## TASK BRIEF
Report every line in the listing that contains the string "drawn".
=-=-=-=-=
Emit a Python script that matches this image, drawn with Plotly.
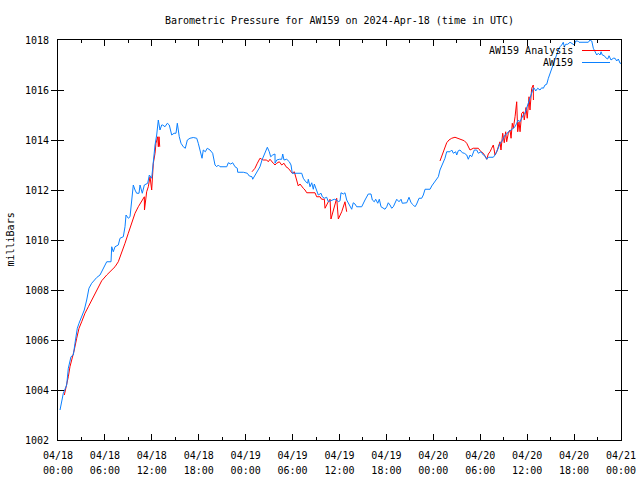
import pandas as pd
import plotly.graph_objects as go

START = "2024-04-18 00:00"

# AW159 observations: hours since start, pressure (mb)
obs_hours = [0.26, 0.68, 1.11, 1.32, 1.66, 1.96, 2.17, 2.47, 2.69, 3.03, 3.36, 3.67, 3.96, 4.31, 4.64, 4.95,
             5.37, 5.79, 6.23, 6.78, 6.87, 7.07, 7.29, 7.71, 7.93, 8.35, 8.57, 8.70, 8.99, 9.21, 9.43, 9.63,
             9.85, 10.06, 10.36, 10.49, 10.78, 11.04, 11.47, 11.68, 11.98, 12.19, 12.41, 12.62, 12.83, 13.04,
             13.26, 13.39, 13.68, 13.98, 14.23, 14.54, 14.84, 15.09, 15.26, 15.51, 15.73, 16.02, 16.28, 16.54,
             16.88, 17.30, 17.74, 17.94, 18.16, 18.42, 18.58, 18.84, 19.09, 19.44, 19.78, 20.08, 20.30, 20.50,
             20.72, 21.58, 21.78, 22.09, 22.34, 22.64, 22.93, 22.98, 23.70, 24.21, 24.47, 24.81, 24.90, 25.19,
             25.49, 25.83, 26.09, 26.47, 26.77, 27.02, 27.20, 27.46, 27.75, 27.76, 27.97, 28.30, 28.61, 28.74,
             28.90, 29.25, 29.58, 29.80, 29.96, 31.17, 31.37, 31.68, 31.93, 32.01, 32.23, 32.45, 32.65, 32.78,
             32.96, 33.12, 33.29, 33.64, 33.80, 34.06, 34.36, 34.57, 35.00, 35.34, 35.64, 35.85, 36.07, 36.19,
             36.49, 36.70, 36.92, 37.13, 37.34, 37.56, 37.76, 37.98, 38.20, 38.84, 39.26, 39.68, 40.03, 40.20,
             40.45, 40.63, 40.89, 41.09, 41.31, 41.60, 41.82, 42.04, 42.24, 42.46, 42.68, 42.88, 43.10, 43.32,
             43.61, 43.87, 44.03, 44.38, 44.60, 44.89, 45.15, 45.44, 45.66, 45.87, 46.17, 46.51, 46.72, 46.94,
             47.58, 47.79, 48.13, 48.43, 48.64, 48.85, 49.07, 49.28, 49.49, 49.71, 50.13, 50.35, 50.56, 50.86,
             50.99, 51.19, 51.41, 51.71, 51.96, 52.27, 52.47, 52.69, 52.91, 53.24, 53.55, 53.75, 54.10, 54.39,
             54.61, 54.83, 55.03, 55.25, 55.67, 55.89, 56.11, 56.31, 56.53, 56.75, 56.95, 57.17, 57.38, 57.59,
             57.94, 58.23, 58.45, 58.66, 58.87, 59.09, 59.30, 59.50, 59.71, 59.93, 60.14, 60.36, 60.58, 60.79,
             60.92, 61.09, 61.35, 61.64, 61.86, 62.07, 62.28, 62.50, 62.71, 62.92, 63.14, 63.35, 63.56, 63.78,
             63.98, 64.20, 64.42, 64.62, 64.75, 64.93, 65.19, 65.48, 65.78, 66.03, 66.21, 66.47, 66.63, 66.98,
             67.40, 67.82, 68.04, 68.26, 68.46, 68.68, 68.90, 69.10, 69.32, 69.45, 69.61, 69.87, 70.05, 70.30,
             70.47, 70.72, 71.02, 71.24, 71.45, 71.66, 71.88, 72.00]
obs_mb = [1003.20, 1003.87, 1004.20, 1004.87, 1005.33, 1005.40, 1005.87, 1006.47, 1006.67, 1006.93, 1007.20,
          1007.60, 1008.07, 1008.27, 1008.40, 1008.50, 1008.60, 1008.87, 1009.13, 1009.13, 1009.73, 1009.53,
          1009.73, 1009.80, 1010.07, 1010.13, 1010.53, 1011.00, 1010.87, 1010.93, 1011.67, 1012.20, 1012.00,
          1011.87, 1011.87, 1012.20, 1011.87, 1012.20, 1012.27, 1012.60, 1012.47, 1013.27, 1013.80, 1014.20,
          1014.80, 1014.40, 1014.60, 1014.60, 1014.53, 1014.67, 1014.60, 1014.20, 1014.27, 1014.27, 1014.67,
          1014.13, 1013.87, 1013.73, 1013.67, 1014.00, 1014.07, 1014.10, 1014.07, 1013.87, 1013.53, 1013.27,
          1013.60, 1013.53, 1013.67, 1013.60, 1013.47, 1013.00, 1012.93, 1013.00, 1012.93, 1012.93, 1013.09,
          1013.04, 1013.09, 1012.93, 1012.87, 1012.71, 1012.71, 1012.67, 1012.56, 1012.53, 1012.43, 1012.60,
          1012.73, 1012.93, 1013.20, 1013.47, 1013.71, 1013.53, 1013.33, 1013.40, 1013.44, 1013.07, 1013.20,
          1013.23, 1013.23, 1013.44, 1013.20, 1013.23, 1013.13, 1013.00, 1012.67, 1012.67, 1012.47, 1012.33,
          1012.27, 1012.43, 1012.13, 1012.29, 1012.03, 1012.24, 1012.07, 1011.93, 1011.80, 1011.87, 1011.73,
          1011.67, 1011.71, 1011.53, 1011.60, 1011.63, 1011.60, 1011.53, 1011.57, 1011.89, 1011.84, 1011.89,
          1011.60, 1011.47, 1011.36, 1011.23, 1011.49, 1011.44, 1011.33, 1011.33, 1011.60, 1011.84, 1011.84,
          1011.60, 1011.53, 1011.63, 1011.47, 1011.63, 1011.33, 1011.27, 1011.23, 1011.33, 1011.49, 1011.40,
          1011.27, 1011.33, 1011.47, 1011.63, 1011.53, 1011.63, 1011.47, 1011.47, 1011.49, 1011.71, 1011.49,
          1011.40, 1011.33, 1011.44, 1011.67, 1011.67, 1011.80, 1012.03, 1012.03, 1012.16, 1012.33, 1012.43,
          1012.53, 1012.80, 1012.96, 1013.09, 1013.27, 1013.53, 1013.53, 1013.60, 1013.47, 1013.53, 1013.40,
          1013.57, 1013.60, 1013.49, 1013.47, 1013.40, 1013.23, 1013.40, 1013.33, 1013.60, 1013.60, 1013.47,
          1013.53, 1013.40, 1013.36, 1013.23, 1013.31, 1013.31, 1013.31, 1013.40, 1013.53, 1013.67, 1013.87,
          1013.93, 1014.07, 1014.20, 1014.24, 1014.33, 1014.40, 1014.47, 1014.53, 1014.67, 1014.80, 1014.73,
          1014.87, 1015.00, 1015.07, 1015.27, 1015.40, 1015.67, 1015.87, 1016.07,
          1016.07, 1015.96, 1016.07, 1016.00, 1016.09, 1016.07, 1016.20, 1016.23, 1016.47, 1016.67, 1016.87,
          1017.07, 1017.27, 1017.47, 1017.60, 1017.73, 1017.80, 1017.91, 1017.73, 1017.83, 1017.83, 1017.91,
          1017.83, 1017.80, 1017.96, 1017.96, 1017.91, 1017.91, 1017.93, 1017.91, 1018.00, 1017.96, 1017.67,
          1017.53, 1017.40, 1017.47, 1017.40, 1017.53, 1017.40, 1017.37, 1017.29, 1017.24, 1017.37, 1017.20,
          1017.27, 1017.27, 1017.16, 1017.24, 1017.07, 1017.07]

# AW159 Analysis: three segments (hours since start, pressure mb)
ana1_hours = [0.81, 1.11, 1.32, 1.53, 1.83, 2.08, 2.39, 2.69, 3.03, 3.45, 3.88, 4.31, 4.73, 5.15, 5.59, 6.23,
              6.87, 7.29, 7.71, 8.15, 8.57, 8.99, 9.43, 9.85, 10.27, 10.78, 11.04, 11.06, 11.34, 11.55, 11.77,
              11.98, 12.19, 12.41, 12.53, 12.75, 12.83, 12.92, 13.01]
ana1_mb = [1003.80, 1004.20, 1004.53, 1004.93, 1005.27, 1005.60, 1006.07, 1006.47, 1006.73, 1007.07, 1007.33,
           1007.60, 1007.87, 1008.13, 1008.37, 1008.60, 1008.80, 1008.93, 1009.13, 1009.47, 1009.87, 1010.27,
           1010.67, 1011.07, 1011.33, 1011.60, 1011.73, 1011.20, 1011.93, 1012.13, 1012.53, 1012.00, 1013.07,
           1013.47, 1013.87, 1014.13, 1013.73, 1014.13, 1013.73]
ana2_hours = [24.81, 25.19, 25.49, 25.83, 26.05, 26.25, 26.69, 26.89, 27.11, 27.33, 27.53, 27.75, 27.97, 28.30,
              28.61, 28.90, 29.16, 29.45, 29.67, 29.96, 30.22, 30.40, 30.53, 30.73, 30.95, 31.17, 31.37, 31.59,
              31.81, 32.87, 33.08, 33.51, 33.72, 34.06, 34.15, 34.57, 34.79, 34.91, 35.21, 35.64, 35.85, 36.28,
              36.70, 36.92]
ana2_mb = [1012.73, 1012.87, 1013.07, 1013.27, 1013.23, 1013.20, 1013.20, 1013.13, 1013.23, 1013.13, 1013.07,
           1013.00, 1013.07, 1013.13, 1013.00, 1013.07, 1012.93, 1012.87, 1012.77, 1012.67, 1012.73, 1012.53,
           1012.33, 1012.16, 1012.24, 1012.13, 1012.07, 1012.00, 1011.89, 1011.89, 1011.73, 1011.73, 1011.63,
           1011.63, 1011.27, 1011.53, 1011.63, 1010.84, 1011.20, 1011.67, 1010.84, 1011.13, 1011.53, 1011.13]
ana3_hours = [48.85, 49.07, 49.28, 49.49, 49.71, 50.00, 50.35, 50.77, 51.11, 51.41, 51.71, 51.96, 52.27, 52.47,
              52.69, 53.11, 53.55, 53.75, 54.10, 54.39, 54.61, 54.83, 55.03, 55.25, 55.46, 55.67, 55.89, 56.11,
              56.31, 56.53, 56.65, 56.87, 57.07, 57.25, 57.38, 57.59, 57.81, 57.94, 58.10, 58.23, 58.45, 58.66,
              58.79, 58.96, 59.09, 59.30, 59.50, 59.63, 59.85, 60.01, 60.24, 60.36, 60.58, 60.78, 60.80]
ana3_mb = [1013.16, 1013.36, 1013.53, 1013.73, 1013.89, 1014.00, 1014.07, 1014.11, 1014.07, 1014.03, 1014.00,
           1013.97, 1013.87, 1013.73, 1013.60, 1013.67, 1013.67, 1013.67, 1013.53, 1013.47, 1013.36, 1013.23,
           1013.44, 1013.53, 1013.67, 1013.80, 1013.40, 1013.53, 1013.73, 1013.93, 1013.60, 1014.27, 1013.89,
           1014.33, 1013.93, 1014.27, 1014.40, 1014.07, 1014.67, 1014.47, 1014.93, 1015.53, 1014.33, 1014.73,
           1014.33, 1015.07, 1015.13, 1014.80, 1015.30, 1014.87, 1015.73, 1015.20, 1016.07, 1016.20, 1015.60]

x_tick_hours = list(range(0, 73, 6))
x_tick_dates = ["04/18", "04/18", "04/18", "04/18", "04/19", "04/19", "04/19", "04/19",
                "04/20", "04/20", "04/20", "04/20", "04/21"]
x_tick_times = ["00:00", "06:00", "12:00", "18:00", "00:00", "06:00", "12:00", "18:00",
                "00:00", "06:00", "12:00", "18:00", "00:00"]
y_ticks = [1002, 1004, 1006, 1008, 1010, 1012, 1014, 1016, 1018]

base = pd.Timestamp(START)
def to_time(hours):
    return [base + pd.Timedelta(hours=h) if h is not None else None for h in hours]

ana_hours = ana1_hours + [None] + ana2_hours + [None] + ana3_hours
ana_mb = ana1_mb + [None] + ana2_mb + [None] + ana3_mb

RED = "#ff0000"
BLUE = "#0a80ff"
FONT = "DejaVu Sans Mono"
FS = 10

fig = go.Figure()
fig.add_trace(go.Scatter(x=to_time(ana_hours), y=ana_mb, mode="lines", name="AW159 Analysis",
                         line=dict(color=RED, width=1), connectgaps=False))
# observations drawn on the overlaying x-axis (same range) so they sit above the analysis line
fig.add_trace(go.Scatter(x=to_time(obs_hours), y=obs_mb, mode="lines", name="AW159",
                         line=dict(color=BLUE, width=1), xaxis="x2", yaxis="y"))

W, H = 640, 480
L, R, T, B = 58, 19, 40, 40
pw, ph = W - L - R, H - T - B
def px(xp):
    return (xp - L) / pw
def py(yp):
    return (H - B - yp) / ph

# manual gnuplot-style legend (text right-aligned, sample to the right)
for i, (name, col) in enumerate([("AW159 Analysis", RED), ("AW159", BLUE)]):
    yy = 50.5 + 12 * i
    fig.add_annotation(x=px(575), y=py(yy), xref="paper", yref="paper", text=name,
                       showarrow=False, xanchor="right", yanchor="middle",
                       font=dict(family=FONT, size=FS, color="black"))
    fig.add_shape(type="line", xref="paper", yref="paper", x0=px(582), x1=px(610),
                  y0=py(yy), y1=py(yy), line=dict(color=col, width=1))

fig.add_annotation(x=px(2), y=0.5, xref="paper", yref="paper", text="milliBars", textangle=-90,
                   showarrow=False, font=dict(family=FONT, size=FS, color="black"))

xrange = [base, base + pd.Timedelta(hours=72)]
fig.update_layout(
    width=W, height=H,
    margin=dict(l=L, r=R, t=T, b=B, pad=0, autoexpand=False),
    paper_bgcolor="white", plot_bgcolor="white",
    showlegend=False,
    title=dict(text="Barometric Pressure for AW159 on 2024-Apr-18 (time in UTC)",
               x=0.5, xref="paper", xanchor="center",
               y=1 - 20 / H, yref="container", yanchor="middle", automargin=False,
               font=dict(family=FONT, size=FS, color="black")),
    font=dict(family=FONT, size=FS, color="black"),
    xaxis=dict(
        range=xrange, automargin=False,
        tickvals=to_time(x_tick_hours), ticktext=x_tick_dates,
        ticks="inside", ticklen=6, tickcolor="black", tickwidth=1,
        minor=dict(ticks="inside", ticklen=3, dtick=3 * 3600 * 1000, tick0=base, tickcolor="black"),
        showline=True, linecolor="black", linewidth=1, mirror="allticks",
        showgrid=False, zeroline=False, tickfont=dict(family=FONT, size=FS),
        ticklabelstandoff=6,
    ),
    xaxis2=dict(
        range=xrange, automargin=False, overlaying="x", anchor="y", side="bottom",
        tickvals=to_time(x_tick_hours), ticktext=x_tick_times,
        ticks="", showline=False, showgrid=False, zeroline=False,
        tickfont=dict(family=FONT, size=FS), ticklabelstandoff=23,
    ),
    yaxis=dict(
        range=[1002, 1018], tickvals=y_ticks, ticktext=[str(v) for v in y_ticks], automargin=False,
        ticks="inside", ticklen=6, tickcolor="black", tickwidth=1,
        showline=True, linecolor="black", linewidth=1, mirror="allticks",
        showgrid=False, zeroline=False, tickfont=dict(family=FONT, size=FS),
        ticklabelstandoff=6,
    ),
)

fig.write_html("out.html", config={"displayModeBar": False},
               post_script="document.body.style.margin='0';")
=-=-=-=-=
## EXERCISE ANSWER
Emit a Python script that matches this image, drawn with Plotly.
# observations drawn on the overlaying x-axis (same range) so they sit above the analysis line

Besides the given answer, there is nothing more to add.